There are variations on the theme that leave the first pole in place and alternate the second two as long as you can. This does reduce compound errors somewhat.

Another way is to buy a feckin GPS! Take areading at all three sites and plot them on some graph paper. If you can draw a straight line through them then you're not doing too badly.

To be sure you need to apply lots of line-bending (and mind bending) maths to the points to get lines on the Earth's surface etc, but over very short distances this shouldn't be a major concern. Many people draw a line on a map with a permanent marker and say that sites beneath the scaled 400m wide line are in an alignment, so a little calc error isn't that important.

Did they have graph paper in the Neolithic?

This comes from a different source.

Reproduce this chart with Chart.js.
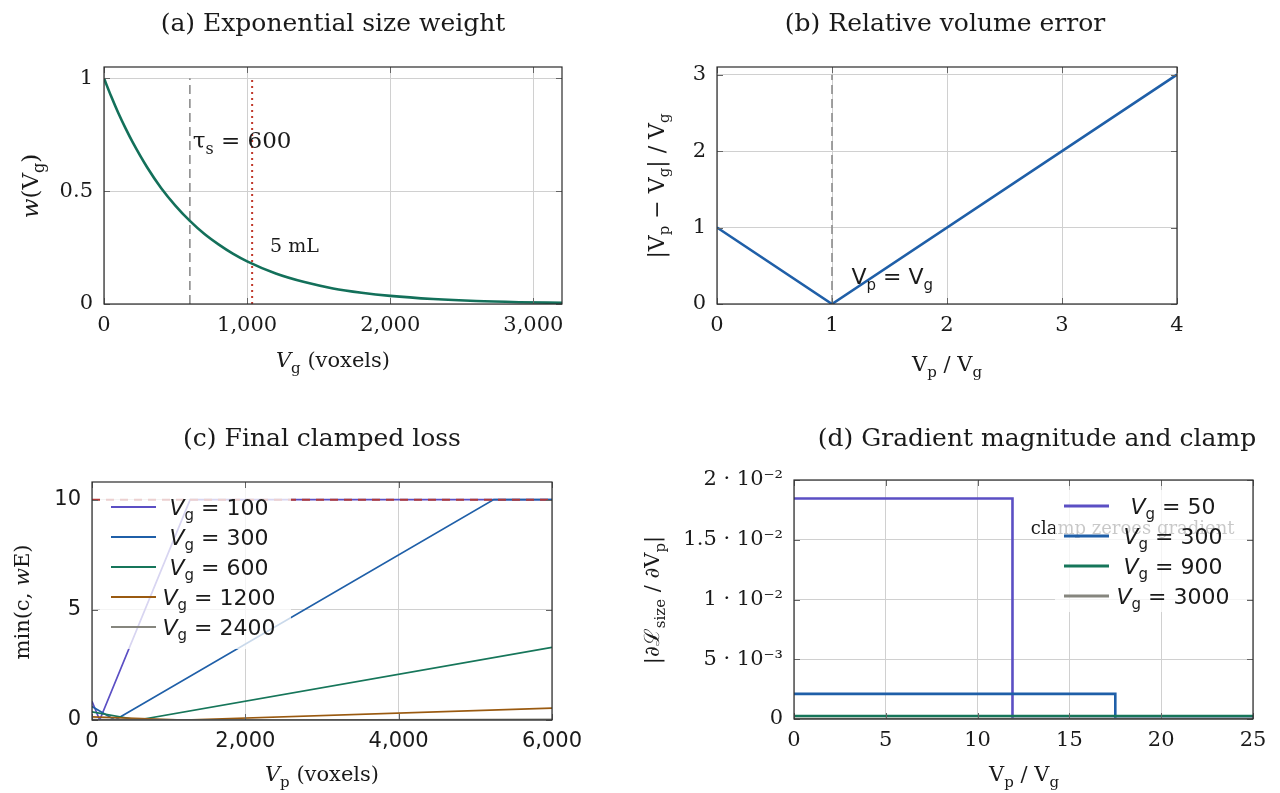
<!DOCTYPE html>
<html>
<head>
<meta charset="utf-8">
<script src="https://cdn.jsdelivr.net/npm/chart.js@4.4.1/dist/chart.umd.min.js"></script>
<style>
  body { margin: 0; background: #fff; width: 1280px; height: 793px; overflow: hidden; position: relative; }
  canvas { position: absolute; left: 0; top: 0; }
</style>
</head>
<body>
<canvas id="chartA" width="1280" height="793"></canvas>
<canvas id="chartB" width="1280" height="793"></canvas>
<canvas id="chartC" width="1280" height="793"></canvas>
<canvas id="chartD" width="1280" height="793"></canvas>
<script>
// (a) exponential size weight
const aVoxels = [0, 50, 100, 150, 200, 300, 400, 500, 600, 700, 800, 900, 1000, 1200, 1400, 1600, 1800, 2000, 2300, 2600, 2900, 3200];
const aWeight = [1.0, 0.92, 0.846, 0.779, 0.717, 0.607, 0.513, 0.435, 0.368, 0.311, 0.264, 0.223, 0.189, 0.135, 0.097, 0.069, 0.05, 0.036, 0.022, 0.013, 0.008, 0.005];
const aTau = 600;
const aFiveMl = 1035;
const aXTicks = [0, 1000, 2000, 3000];
const aYTicks = [0, 0.5, 1];

// (b) relative volume error
const bRatio = [0, 1, 4];
const bError = [1, 0, 3];
const bXTicks = [0, 1, 2, 3, 4];
const bYTicks = [0, 1, 2, 3];

// (c) final clamped loss, one pair of arrays per V_g
const cVp100 = [0, 100, 1280, 6000];
const cLoss100 = [0.85, 0, 10, 10];
const cVp300 = [0, 300, 5240, 6000];
const cLoss300 = [0.61, 0, 10, 10];
const cVp600 = [0, 600, 6000];
const cLoss600 = [0.37, 0, 3.3];
const cVp1200 = [0, 1200, 6000];
const cLoss1200 = [0.14, 0, 0.54];
const cVp2400 = [0, 2400, 6000];
const cLoss2400 = [0.02, 0, 0.03];
const cClamp = 10;
const cLegend = ['100', '300', '600', '1200', '2400'];
const cXTicks = [0, 2000, 4000, 6000];
const cYTicks = [0, 5, 10];

// (d) gradient magnitude
const dRatio50 = [0, 11.9, 11.9, 25];
const dGrad50 = [0.01845, 0.01845, 0, 0];
const dRatio300 = [0, 17.5, 17.5, 25];
const dGrad300 = [0.0021, 0.0021, 0, 0];
const dRatio900 = [0, 25];
const dGrad900 = [0.00025, 0.00025];
const dRatio3000 = [0, 25];
const dGrad3000 = [0.000005, 0.000005];
const dLegend = ['50', '300', '900', '3000'];
const dXTicks = [0, 5, 10, 15, 20, 25];
const dYTicks = [0, 0.005, 0.01, 0.015, 0.02];
const dYTickLabels = ['0', '5 · 10⁻³', '1 · 10⁻²', '1.5 · 10⁻²', '2 · 10⁻²'];

const SERIF = '"DejaVu Serif", serif';
const SANS = '"DejaVu Sans", sans-serif';
const INK = '#1a1a1a';
const PURPLE = '#5b4fc4', BLUE = '#1f5fa8', GREEN = '#16765a', BROWN = '#9a5a10', GREY = '#86867e';

// text with subscripts / italics: parts = [[text, style]], style 's' = subscript, 'i' = italic
function drawRich(ctx, parts, x, y, size, family, opts = {}) {
  ctx.save();
  ctx.translate(x, y);
  if (opts.rotate) ctx.rotate(-Math.PI / 2);
  ctx.fillStyle = opts.color || INK;
  ctx.textBaseline = 'alphabetic';
  ctx.textAlign = 'left';
  const fontOf = st => (st && st.includes('i') ? 'italic ' : '') +
    (st && st.includes('s') ? Math.round(size * 0.7) : size) + 'px ' + family;
  let total = 0;
  const widths = parts.map(([t, st]) => {
    ctx.font = fontOf(st);
    const w = ctx.measureText(t).width;
    total += w;
    return w;
  });
  let cx = opts.align === 'left' ? 0 : -total / 2;
  parts.forEach(([t, st], i) => {
    ctx.font = fontOf(st);
    ctx.fillText(t, cx, size * 0.35 + (st && st.includes('s') ? size * 0.26 : 0));
    cx += widths[i];
  });
  ctx.restore();
}

function drawLegend(ctx, lg) {
  ctx.fillStyle = 'rgba(255,255,255,0.76)';
  ctx.fillRect(lg.box[0], lg.box[1], lg.box[2], lg.box[3]);
  lg.items.forEach((it, i) => {
    const yy = lg.y0 + i * lg.gap;
    ctx.strokeStyle = it.color;
    ctx.lineWidth = lg.lw;
    ctx.setLineDash([]);
    ctx.beginPath();
    ctx.moveTo(lg.x0, yy);
    ctx.lineTo(lg.x1, yy);
    ctx.stroke();
    drawRich(ctx, [['V', 'i'], ['g', 's'], [' = ' + it.label]], lg.textX, yy, lg.size, lg.font);
  });
}

function pts(xs, ys) {
  return xs.map((x, i) => ({ x, y: ys[i] }));
}

function series(xs, ys, color, width, extra) {
  return Object.assign({
    data: pts(xs, ys), borderColor: color, borderWidth: width,
    pointRadius: 0, fill: false, tension: 0
  }, extra || {});
}

function axis(min, max, ticks, fmt, font, isX, g) {
  return {
    type: 'linear', min, max,
    afterBuildTicks: s => { s.ticks = ticks.map(v => ({ value: v })); },
    afterFit: s => {
      if (isX) { s.height = 793 - g.bottom; s.paddingLeft = 0; s.paddingRight = 0; }
      else { s.width = g.left; s.paddingTop = 0; s.paddingBottom = 0; }
    },
    grid: { color: '#d0d0d0', lineWidth: 1, drawTicks: false },
    border: { display: false },
    ticks: {
      padding: isX ? 9 : 11, color: INK, autoSkip: false, maxRotation: 0,
      font: { family: font, size: 21 }, callback: fmt
    }
  };
}

function decor(cfg) {
  return {
    id: 'decor',
    afterDatasetsDraw(chart) {
      const { ctx, chartArea: ca, scales: { x, y } } = chart;
      ctx.save();
      // pgfplots-style inner tick marks
      ctx.strokeStyle = '#666';
      ctx.lineWidth = 1;
      ctx.beginPath();
      cfg.xTicks.forEach(v => {
        const px = Math.round(x.getPixelForValue(v)) + 0.5;
        ctx.moveTo(px, ca.bottom); ctx.lineTo(px, ca.bottom - 6);
        ctx.moveTo(px, ca.top); ctx.lineTo(px, ca.top + 6);
      });
      cfg.yTicks.forEach(v => {
        const py = Math.round(y.getPixelForValue(v)) + 0.5;
        ctx.moveTo(ca.left, py); ctx.lineTo(ca.left + 6, py);
        ctx.moveTo(ca.right, py); ctx.lineTo(ca.right - 6, py);
      });
      ctx.stroke();
      ctx.strokeStyle = '#2a2a2a';
      ctx.lineWidth = 1.2;
      ctx.strokeRect(ca.left, ca.top, ca.width, ca.height);

      (cfg.notes || []).forEach(n => {
        drawRich(ctx, n.parts, x.getPixelForValue(n.x), y.getPixelForValue(n.y), n.size, n.font, { align: 'left' });
      });
      if (cfg.legend) drawLegend(ctx, cfg.legend);

      drawRich(ctx, [[cfg.title]], cfg.titleAt[0], cfg.titleAt[1], 25, SERIF);
      drawRich(ctx, cfg.xTitle, cfg.xTitleAt[0], cfg.xTitleAt[1], 21, SERIF);
      drawRich(ctx, cfg.yTitle, cfg.yTitleAt[0], cfg.yTitleAt[1], cfg.yTitleSize || 21, SERIF, { rotate: true });
      ctx.restore();
    }
  };
}

function makePanel(id, g, xr, yr, xTicks, yTicks, xFmt, yFmt, tickFont, datasets, cfg) {
  cfg.xTicks = xTicks;
  cfg.yTicks = yTicks;
  return new Chart(document.getElementById(id), {
    type: 'line',
    data: { datasets },
    options: {
      responsive: false, animation: false, devicePixelRatio: 1, events: [],
      layout: { padding: { top: g.top, right: 1280 - g.right, left: 0, bottom: 0 } },
      plugins: { legend: { display: false }, tooltip: { enabled: false } },
      scales: {
        x: axis(xr[0], xr[1], xTicks, xFmt, tickFont, true, g),
        y: axis(yr[0], yr[1], yTicks, yFmt, tickFont, false, g)
      }
    },
    plugins: [decor(cfg)]
  });
}

const thousands = v => Number(v).toLocaleString('en-US');
const plain = v => String(v);

// (a)
makePanel('chartA', { left: 104, right: 562, top: 67, bottom: 304 }, [0, 3200], [0, 1.05],
  aXTicks, aYTicks, thousands, plain, SERIF, [
    series([aFiveMl, aFiveMl], [0, 1], '#c0392b', 2, { borderDash: [2, 4], order: 0 }),
    series(aVoxels, aWeight, '#13705a', 2.6, { cubicInterpolationMode: 'monotone', order: 1 }),
    series([aTau, aTau], [0, 1], '#8c8c8c', 1.6, { borderDash: [9, 5], order: 2 })
  ], {
    title: '(a) Exponential size weight', titleAt: [333, 22],
    xTitle: [['V', 'i'], ['g', 's'], [' (voxels)']], xTitleAt: [333, 360],
    yTitle: [['w', 'i'], ['(V'], ['g', 's'], [')']], yTitleAt: [30, 186], yTitleSize: 23,
    notes: [
      { parts: [['τ'], ['s', 's'], [' = 600']], x: 620, y: 0.725, size: 23, font: SERIF },
      { parts: [['5 mL']], x: 1160, y: 0.26, size: 19, font: SERIF }
    ]
  });

// (b)
makePanel('chartB', { left: 717, right: 1177, top: 67, bottom: 304 }, [0, 4], [0, 3.1],
  bXTicks, bYTicks, plain, plain, SERIF, [
    series(bRatio, bError, BLUE, 2.6, { order: 0 }),
    series([1, 1], [0, 3], '#8c8c8c', 1.6, { borderDash: [9, 5], order: 1 })
  ], {
    title: '(b) Relative volume error', titleAt: [945, 22],
    xTitle: [['V'], ['p', 's'], [' / V'], ['g', 's']], xTitleAt: [947, 364],
    yTitle: [['|V'], ['p', 's'], [' − V'], ['g', 's'], ['| / V'], ['g', 's']], yTitleAt: [656, 186], yTitleSize: 22,
    notes: [
      { parts: [['V'], ['p', 's'], [' = V'], ['g', 's']], x: 1.17, y: 0.36, size: 22, font: SANS }
    ]
  });

// (c)
makePanel('chartC', { left: 92, right: 552, top: 482, bottom: 720 }, [0, 6000], [0, 10.8],
  cXTicks, cYTicks, thousands, plain, SANS, [
    series([0, 6000], [cClamp, cClamp], '#b03a3a', 2, { borderDash: [8, 6], order: 0 }),
    series(cVp2400, cLoss2400, GREY, 1.7, { order: 1 }),
    series(cVp1200, cLoss1200, BROWN, 1.7, { order: 2 }),
    series(cVp600, cLoss600, GREEN, 1.7, { order: 3 }),
    series(cVp300, cLoss300, BLUE, 1.7, { order: 4 }),
    series(cVp100, cLoss100, PURPLE, 1.7, { order: 5 })
  ], {
    title: '(c) Final clamped loss', titleAt: [322, 437],
    xTitle: [['V', 'i'], ['p', 's'], [' (voxels)']], xTitleAt: [322, 774],
    yTitle: [['min(c, '], ['w', 'i'], ['E)']], yTitleAt: [22, 602],
    legend: {
      box: [100, 488, 191, 161], x0: 111, x1: 156, textX: 219, y0: 507, gap: 30, lw: 2,
      size: 22, font: SANS,
      items: cLegend.map((label, i) => ({ label, color: [PURPLE, BLUE, GREEN, BROWN, GREY][i] }))
    }
  });

// (d)
makePanel('chartD', { left: 794, right: 1253, top: 480, bottom: 719 }, [0, 25], [0, 0.02],
  dXTicks, dYTicks, plain, (v, i) => dYTickLabels[i], SERIF, [
    series(dRatio3000, dGrad3000, GREY, 2.6, { order: 0 }),
    series(dRatio900, dGrad900, GREEN, 2.6, { order: 1 }),
    series(dRatio300, dGrad300, BLUE, 2.6, { order: 2 }),
    series(dRatio50, dGrad50, PURPLE, 2.6, { order: 3 })
  ], {
    title: '(d) Gradient magnitude and clamp', titleAt: [1037, 437],
    xTitle: [['V'], ['p', 's'], [' / V'], ['g', 's']], xTitleAt: [1024, 774],
    yTitle: [['|∂ℒ'], ['size', 's'], [' / ∂V'], ['p', 's'], ['|']], yTitleAt: [652, 600],
    notes: [
      { parts: [['clamp zeroes gradient']], x: 12.9, y: 0.016, size: 18, font: SERIF }
    ],
    legend: {
      box: [1055, 490, 192, 122], x0: 1064, x1: 1109, textX: 1173, y0: 506, gap: 30, lw: 3,
      size: 22, font: SANS,
      items: dLegend.map((label, i) => ({ label, color: [PURPLE, BLUE, GREEN, GREY][i] }))
    }
  });
</script>
</body>
</html>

It seems logical (possibly) to line up things that are intervisible.. but things that are over hills? well I suppose you might want to.
Also a stone circle would be more Bronze Age, wouldn't it? Whereas Silbury and the Sanctuary are they not older? Not that you can't line things up that aren't contemporary of course.
Don't know what I'm getting at really, just I would feel cautious I suppose. And I'm waiting for the L word to come up probably.

"Another way is to buy a feckin GPS! Take areading at all three sites and plot them on some graph paper. If you can draw a straight line through them then you're not doing too badly."

I doubt whether prehistoric man had access to graph paper let alone GPS!

Talking about lining things up over hills, isn't it remarkable that the Egyptians managed to square the base of the Great Pyramid to within a few centimetres with a feckin great natural rock outcrop right in the middle, making it impossible to check the diagonals by direct measurement. I reckon they must have used radial distances from a pole on top of the hill on the basis that if each corner is the same distance from the top of the pole and all the sides are equal they must form a square. Actually it's the first time I've thought about this, but the method effectively constructs a "string" pyramid and that would be a fairly logical way to go about the task for somebody whose purpose is to build a pyramid.